Counterfeit products are a real problem in many industries. Imagine buying a high-value collectable, only to find out it’s a clever counterfeit or believing you have a genuine brand-name product when really all you have is an imitation.
The steel industry is no different: More than half of all steel industry personnel have come across counterfeit steel at some point. There are very real counterfeiting concerns that suppliers and buyers alike have to deal with. And, in the case of impure or below-grade steel, there may even be very serious legal consequences affiliated with counterfeit material.
What is counterfeit steel?
Counterfeit steel is classified in two distinct ways. First, it’s steel being sold under a reputable brand name, but has not actually been produced by that brand. For example, you may buy 10 tons of Company ABC steel, only to receive 7 tons of ABC steel and 3 tons of XYZ steel—all being sold under the guise of Company ABC’s name.
Second, is the outright fraudulent representation of steel. This often happens when reclaimed steel is sold as new or when grades are falsified by manufacturers in order to demand a higher price. In this situation, Material Test Certificates (MTCs) are often falsified.
Why is counterfeiting so widespread?
Counterfeiting is abundant, largely because it’s so hard to catch at the point of occurrence. Using the example from above, you can’t test every single piece of steel you buy, so you have no real way of telling if it’s from ABC or XYZ company. Documentation can be easily falsified and buyers are none-the-wiser unless they have in-house testing and take the time to perform extensive quality control.
Another reason counterfeiting is so rampant is because competition is fierce. Countries like the United States, China, Canada and others are all vying for international business with each other, which means trying to compete on both price and quality. Many times, producers will falsify quality in order to compromise on price, so as to remain competitive on a larger stage.
What can you do to avoid counterfeit steel?
The counterfeit steel conundrum may sound hard to avoid, but there are things buyers can do to make sure they’re steering clear of knockoff materials:
- Buy only from reputable suppliers who stand by their products and provide quality guarantees.
- When in doubt, ask for traceable MTCs and chemical testing analysis documents that prove the legitimacy of the product you’re buying.
- Conduct a Positive Material Identification (PMI) to determine the validity of the materials you’re purchasing.
- Be aware of products and industries where counterfeiting is more prevalent, including construction-grade steel, fasteners, valves, electrical equipment and more.
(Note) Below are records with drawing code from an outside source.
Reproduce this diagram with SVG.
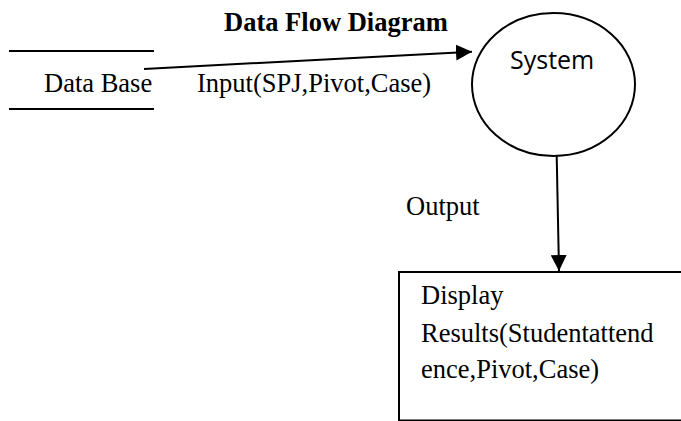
<svg xmlns="http://www.w3.org/2000/svg" width="681" height="421" viewBox="0 0 681 421">
<style>
.t{font-family:"Liberation Serif","Times New Roman",serif;font-size:26.5px;fill:#000}
.b{font-weight:bold}
.s{font-family:"Open Sans","Noto Sans",sans-serif;font-size:25px;fill:#000}
.ln{stroke:#000;stroke-width:2;fill:none}
</style>
<defs>
<marker id="ah2" viewBox="0 0 16 16" refX="16" refY="8" markerWidth="16" markerHeight="16" markerUnits="userSpaceOnUse" orient="auto">
<path d="M0,0 L16,8 L0,16 z" fill="#000"/>
</marker>
</defs>
<rect width="681" height="421" fill="#fff"/>
<text class="t b" x="224" y="31">Data Flow Diagram</text>
<g id="database">
<line class="ln" x1="9" y1="51" x2="154" y2="51"/>
<line class="ln" x1="9" y1="109" x2="154" y2="109"/>
<text class="t" x="44" y="92">Data Base</text>
</g>
<g id="system">
<ellipse class="ln" cx="553.5" cy="84.5" rx="81.5" ry="71.5"/>
<text class="s" x="510" y="69">System</text>
</g>
<g id="display">
<rect class="ln" x="399" y="272" width="400" height="148.5"/>
<text class="t" x="421" y="304">Display</text>
<text class="t" x="421" y="342">Results(Studentattend</text>
<text class="t" x="421" y="378">ence,Pivot,Case)</text>
</g>
<g id="connectors">
<line class="ln" x1="144" y1="69" x2="472" y2="51.7" marker-end="url(#ah2)"/>
<text class="t" x="197" y="92">Input(SPJ,Pivot,Case)</text>
<line class="ln" x1="556.7" y1="156" x2="559" y2="271" marker-end="url(#ah2)"/>
<text class="t" x="406" y="215">Output</text>
</g>
</svg>
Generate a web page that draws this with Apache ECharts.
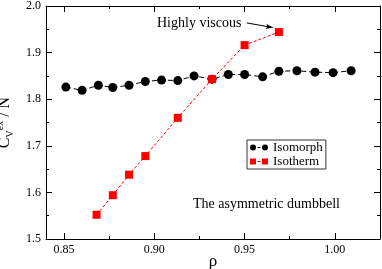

Counterfeiting may be hard to detect, but it’s not impossible. The biggest thing you can do is work with a supplier that has a proven track record of excellence and who is thoroughly vetted within their industry.
Purchasing authentic steel products and successfully avoiding counterfeit materials will save you a tremendous amount of grief in the long run, resulting in products that pass your specification, as well as any quality checks they may be subject to within your industry.